Berdasar data Indeks Statistik Lingkungan Hidup (ISLH) yang diterbitkan Badan Pusat Statisik (BPS) 2019 lalu, sektor pertanian dan peternakan memberi kontribusi cukup besar terhadap emisi gas rumah kaca. Bahkan, menempati nomor tiga setelah energi dan industri. ke halaman 4
Sektor pertanian, kontribusi berasal dari penerapan pertanian yang tak ramah lingkungan. Misalnya saja, penggunaan pestisida berlebihan. Sementara sektor peternakan, salah satunya berasal dari gas terbuang yang dihasilkan dari kotoran ternak.
Pada 2017 lalu, kontribusi keduanya terhadap emisi gas rumah kaca mencapai 121,6 juta ton. Meningkat dari tahun sebelumnya yang sebesar 116,6 juta ton.

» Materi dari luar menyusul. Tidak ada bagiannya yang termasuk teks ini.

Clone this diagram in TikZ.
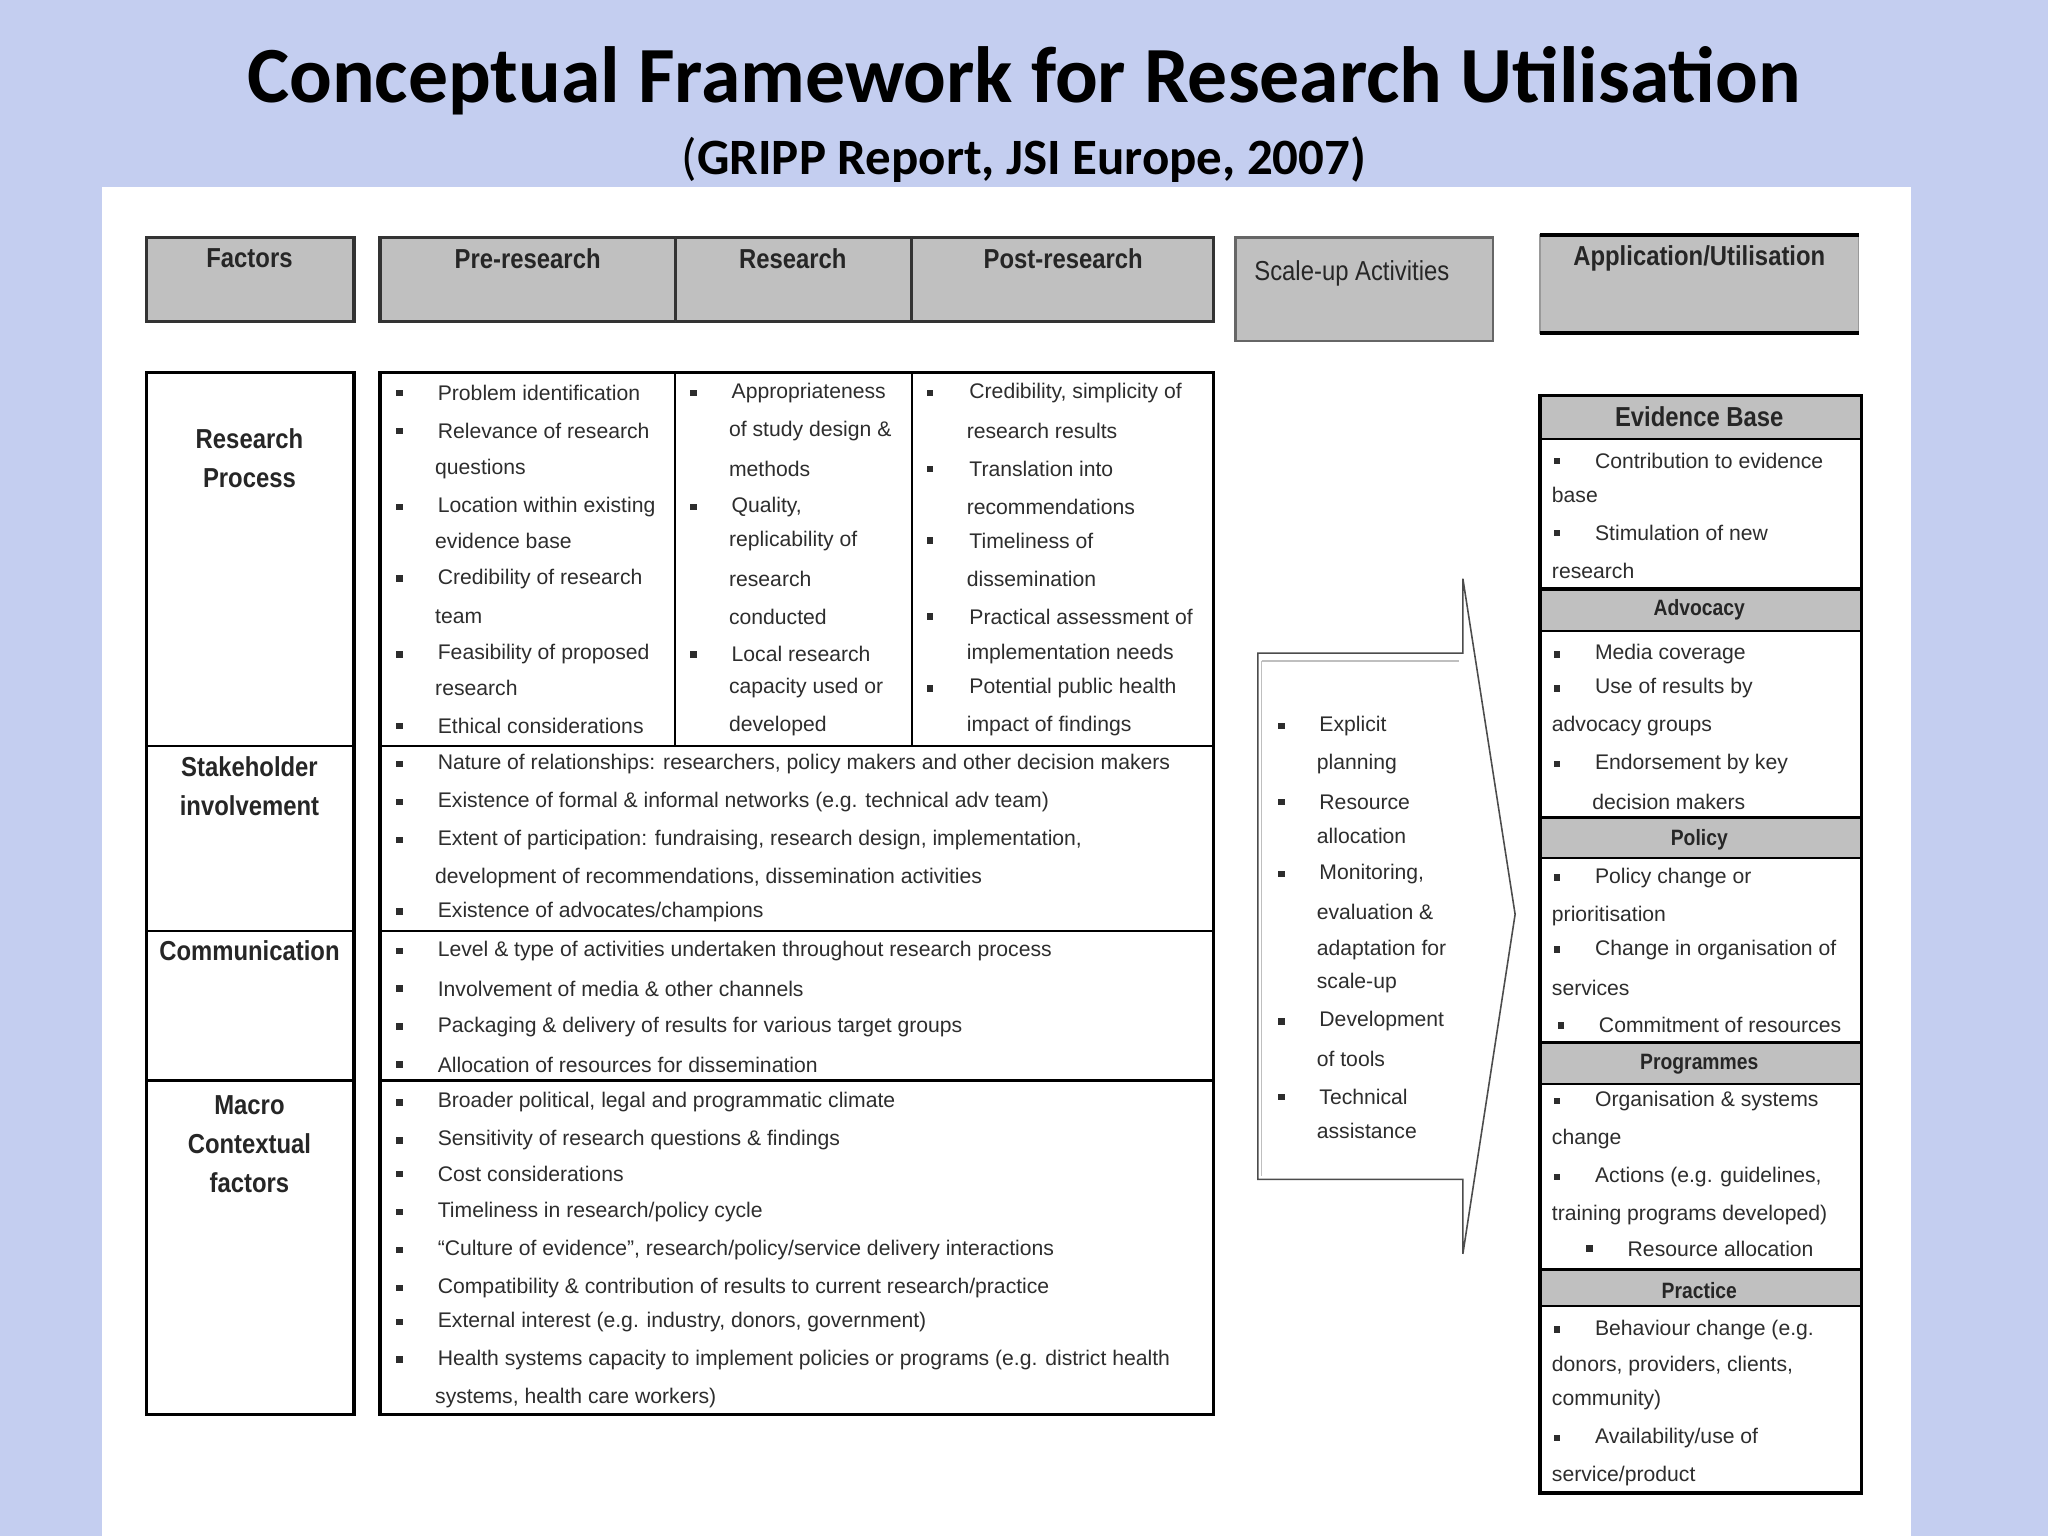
\documentclass[tikz,border=0pt]{standalone}
\usepackage{fontspec}
\setmainfont{Liberation Sans}
\newfontfamily\bodyf[FakeStretch=1.0]{Liberation Sans}
\newfontfamily\headf[FakeStretch=0.87]{Liberation Sans}
\newfontfamily\titlef{Carlito}
\definecolor{bg}{RGB}{196,206,240}
\definecolor{hdr}{RGB}{192,192,192}
\definecolor{tc}{RGB}{45,45,45}
\tikzset{
 txt/.style={anchor=west,inner sep=0pt,text=tc,font=\bodyf\fontsize{16.2}{18}\selectfont},
 hd/.style={inner sep=0pt,text=black!85,font=\headf\bfseries\fontsize{21}{30}\selectfont,align=center},
 hdbox/.style={draw=black!80,line width=2.5pt,fill=hdr},
 frame/.style={draw=black,line width=2.5pt},
 thin/.style={draw=black,line width=1.5pt}
}
\newcommand\T[3]{\node[txt] at (#1,#2) {#3};}
\newcommand\B[4]{\fill[tc] (#1-2.5,#2-2.5) rectangle ++(5,5); \node[txt] at (#3,#2) {#4};}
\begin{document}
\begin{tikzpicture}[x=1pt,y=-1pt]
\useasboundingbox (0,0) rectangle (1568,1176);
\fill[bg] (0,0) rectangle (1568,1176);
\fill[white] (78,143) rectangle (1463,1176);
\node[font=\titlef\bfseries\fontsize{61}{66}\selectfont] (title) at (784,62) {Conceptual Framework for Research Utilisation};
\node[font=\titlef\fontsize{39}{44}\selectfont] (sub) at (784,122) {(\textbf{GRIPP Report, JSI Europe, 2007)}};
% header row
\draw[hdbox] (112,182) rectangle (271,246);
\node[hd] (hf) at (191,198) {Factors};
\draw[hdbox] (291,182) rectangle (929,246);
\draw[hdbox] (517,182) -- (517,246) (698,182) -- (698,246);
\node[hd] (hpre) at (404,198) {Pre-research};
\node[hd] (hres) at (607,198) {Research};
\node[hd] (hpost) at (814,198) {Post-research};
\draw[draw=black!60,line width=2pt,fill=hdr] (946,182) rectangle (1143,261);
\node[hd,font=\headf\fontsize{21}{30}\selectfont] (hsc) at (1035,209) {Scale-up Activities};
\draw[hdbox,draw=black!40,line width=1pt] (1179,180) rectangle (1423,255);
\draw[line width=3.5pt] (1179,180) -- (1423,180) (1179,255) -- (1423,255);
\node[hd] (happ) at (1301,198) {Application/Utilisation};
% factor column
\draw[frame] (112,285) rectangle (271,1083);
\draw[thin] (112,571) -- (271,571) (112,713) -- (271,713);
\draw[frame] (112,827) -- (271,827);
\node[hd] (f1) at (191,351) {Research\\Process};
\node[hd] (f2) at (191,602) {Stakeholder\\involvement};
\node[hd] (f3) at (191,728) {Communication};
\node[hd] (f4) at (191,876) {Macro\\Contextual\\factors};
% middle
\draw[frame] (291,285) rectangle (929,1083);
\draw[thin] (517,285) -- (517,571) (698,285) -- (698,571);
\draw[thin] (291,571) -- (929,571) (291,713) -- (929,713);
\draw[frame] (291,827) -- (929,827);
\B{306}{301}{335}{Problem identification}
\B{306}{330}{335}{Relevance of research}
\T{333}{359}{questions}
\B{306}{388}{335}{Location within existing}
\T{333}{414}{evidence base}
\B{306}{443}{335}{Credibility of research}
\T{333}{472}{team}
\B{306}{501}{335}{Feasibility of proposed}
\T{333}{527}{research}
\B{306}{556}{335}{Ethical considerations}
\B{531}{301}{560}{Appropriateness}
\T{558}{330}{of study design \&}
\T{558}{359}{methods}
\B{531}{388}{560}{Quality,}
\T{558}{414}{replicability of}
\T{558}{443}{research}
\T{558}{472}{conducted}
\B{531}{501}{560}{Local research}
\T{558}{527}{capacity used or}
\T{558}{556}{developed}
\B{712}{301}{742}{Credibility, simplicity of}
\T{740}{330}{research results}
\B{712}{359}{742}{Translation into}
\T{740}{388}{recommendations}
\B{712}{414}{742}{Timeliness of}
\T{740}{443}{dissemination}
\B{712}{472}{742}{Practical assessment of}
\T{740}{501}{implementation needs}
\B{712}{527}{742}{Potential public health}
\T{740}{556}{impact of findings}
\B{306}{585}{335}{Nature of relationships: researchers, policy makers and other decision makers}
\B{306}{614}{335}{Existence of formal \& informal networks (e.g. technical adv team)}
\B{306}{643}{335}{Extent of participation: fundraising, research design, implementation,}
\T{333}{672}{development of recommendations, dissemination activities}
\B{306}{698}{335}{Existence of advocates/champions}
\B{306}{728}{335}{Level \& type of activities undertaken throughout research process}
\B{306}{757}{335}{Involvement of media \& other channels}
\B{306}{786}{335}{Packaging \& delivery of results for various target groups}
\B{306}{815}{335}{Allocation of resources for dissemination}
\B{306}{844}{335}{Broader political, legal and programmatic climate}
\B{306}{873}{335}{Sensitivity of research questions \& findings}
\B{306}{899}{335}{Cost considerations}
\B{306}{928}{335}{Timeliness in research/policy cycle}
\B{306}{957}{335}{“Culture of evidence”, research/policy/service delivery interactions}
\B{306}{986}{335}{Compatibility \& contribution of results to current research/practice}
\B{306}{1012}{335}{External interest (e.g. industry, donors, government)}
\B{306}{1041}{335}{Health systems capacity to implement policies or programs (e.g. district health}
\T{333}{1070}{systems, health care workers)}
% arrow
\draw[draw=black!70,line width=1.2pt] (963,500) coordinate (a1) -- (1120,500) -- (1120,443) -- (1160,700) coordinate (tip) -- (1120,960) -- (1120,903) -- (963,903) -- cycle;
\draw[draw=black!25,line width=1pt] (966,506) -- (1117,506) (966,506) -- (966,900);
\B{981}{556}{1010}{Explicit}
\T{1008}{585}{planning}
\B{981}{614}{1010}{Resource}
\T{1008}{640}{allocation}
\B{981}{669}{1010}{Monitoring,}
\T{1008}{698}{evaluation \&}
\T{1008}{727}{adaptation for}
\T{1008}{753}{scale-up}
\B{981}{782}{1010}{Development}
\T{1008}{811}{of tools}
\B{981}{840}{1010}{Technical}
\T{1008}{866}{assistance}
% right column
\fill[hdr] (1179,303) rectangle (1425,336);
\fill[hdr] (1179,452) rectangle (1425,483);
\fill[hdr] (1179,626) rectangle (1425,657);
\fill[hdr] (1179,799) rectangle (1425,830);
\fill[hdr] (1179,973) rectangle (1425,1000);
\draw[frame] (1179,303) rectangle (1425,1143);
\draw[thin] (1179,336) -- (1425,336) (1179,483) -- (1425,483) (1179,657) -- (1425,657) (1179,830) -- (1425,830) (1179,1000) -- (1425,1000);
\draw[frame] (1179,451) -- (1425,451) (1179,626) -- (1425,626) (1179,798) -- (1425,798) (1179,972) -- (1425,972);
\node[hd] (r1) at (1301,319) {Evidence Base};
\node[hd,font=\headf\bfseries\fontsize{17}{20}\selectfont] (r2) at (1301,467) {Advocacy};
\node[hd,font=\headf\bfseries\fontsize{17}{20}\selectfont] (r3) at (1301,643) {Policy};
\node[hd,font=\headf\bfseries\fontsize{17}{20}\selectfont] (r4) at (1301,815) {Programmes};
\node[hd,font=\headf\bfseries\fontsize{17}{20}\selectfont] (r5) at (1301,988) {Practice};
\B{1192}{353}{1221}{Contribution to evidence}
\T{1188}{379}{base}
\B{1192}{408}{1221}{Stimulation of new}
\T{1188}{437}{research}
\B{1192}{501}{1221}{Media coverage}
\B{1192}{527}{1221}{Use of results by}
\T{1188}{556}{advocacy groups}
\B{1192}{585}{1221}{Endorsement by key}
\T{1219}{614}{decision makers}
\B{1192}{672}{1221}{Policy change or}
\T{1188}{701}{prioritisation}
\B{1192}{727}{1221}{Change in organisation of}
\T{1188}{756}{services}
\B{1195}{785}{1224}{Commitment of resources}
\B{1192}{843}{1221}{Organisation \& systems}
\T{1188}{872}{change}
\B{1192}{901}{1221}{Actions (e.g. guidelines,}
\T{1188}{930}{training programs developed)}
\B{1217}{956}{1246}{Resource allocation}
\B{1192}{1018}{1221}{Behaviour change (e.g.}
\T{1188}{1046}{donors, providers, clients,}
\T{1188}{1072}{community)}
\B{1192}{1101}{1221}{Availability/use of}
\T{1188}{1130}{service/product}
\end{tikzpicture}
\end{document}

Secara nasional, merujuk sumber data yang sama, jumlah populasi ternak sapi mencapai 17 juta ekor untuk jenis sapi potong. Sementara sapi perah, mencapai 550 ribu ekor. Dari angka tersebut, Jawa Timur tercatat sebagai daerah dengan populasi terbanyak. Masing-masing mencapai 4,5 juta ekor sapi potong dan 283 ribu untuk jenis sapi perah.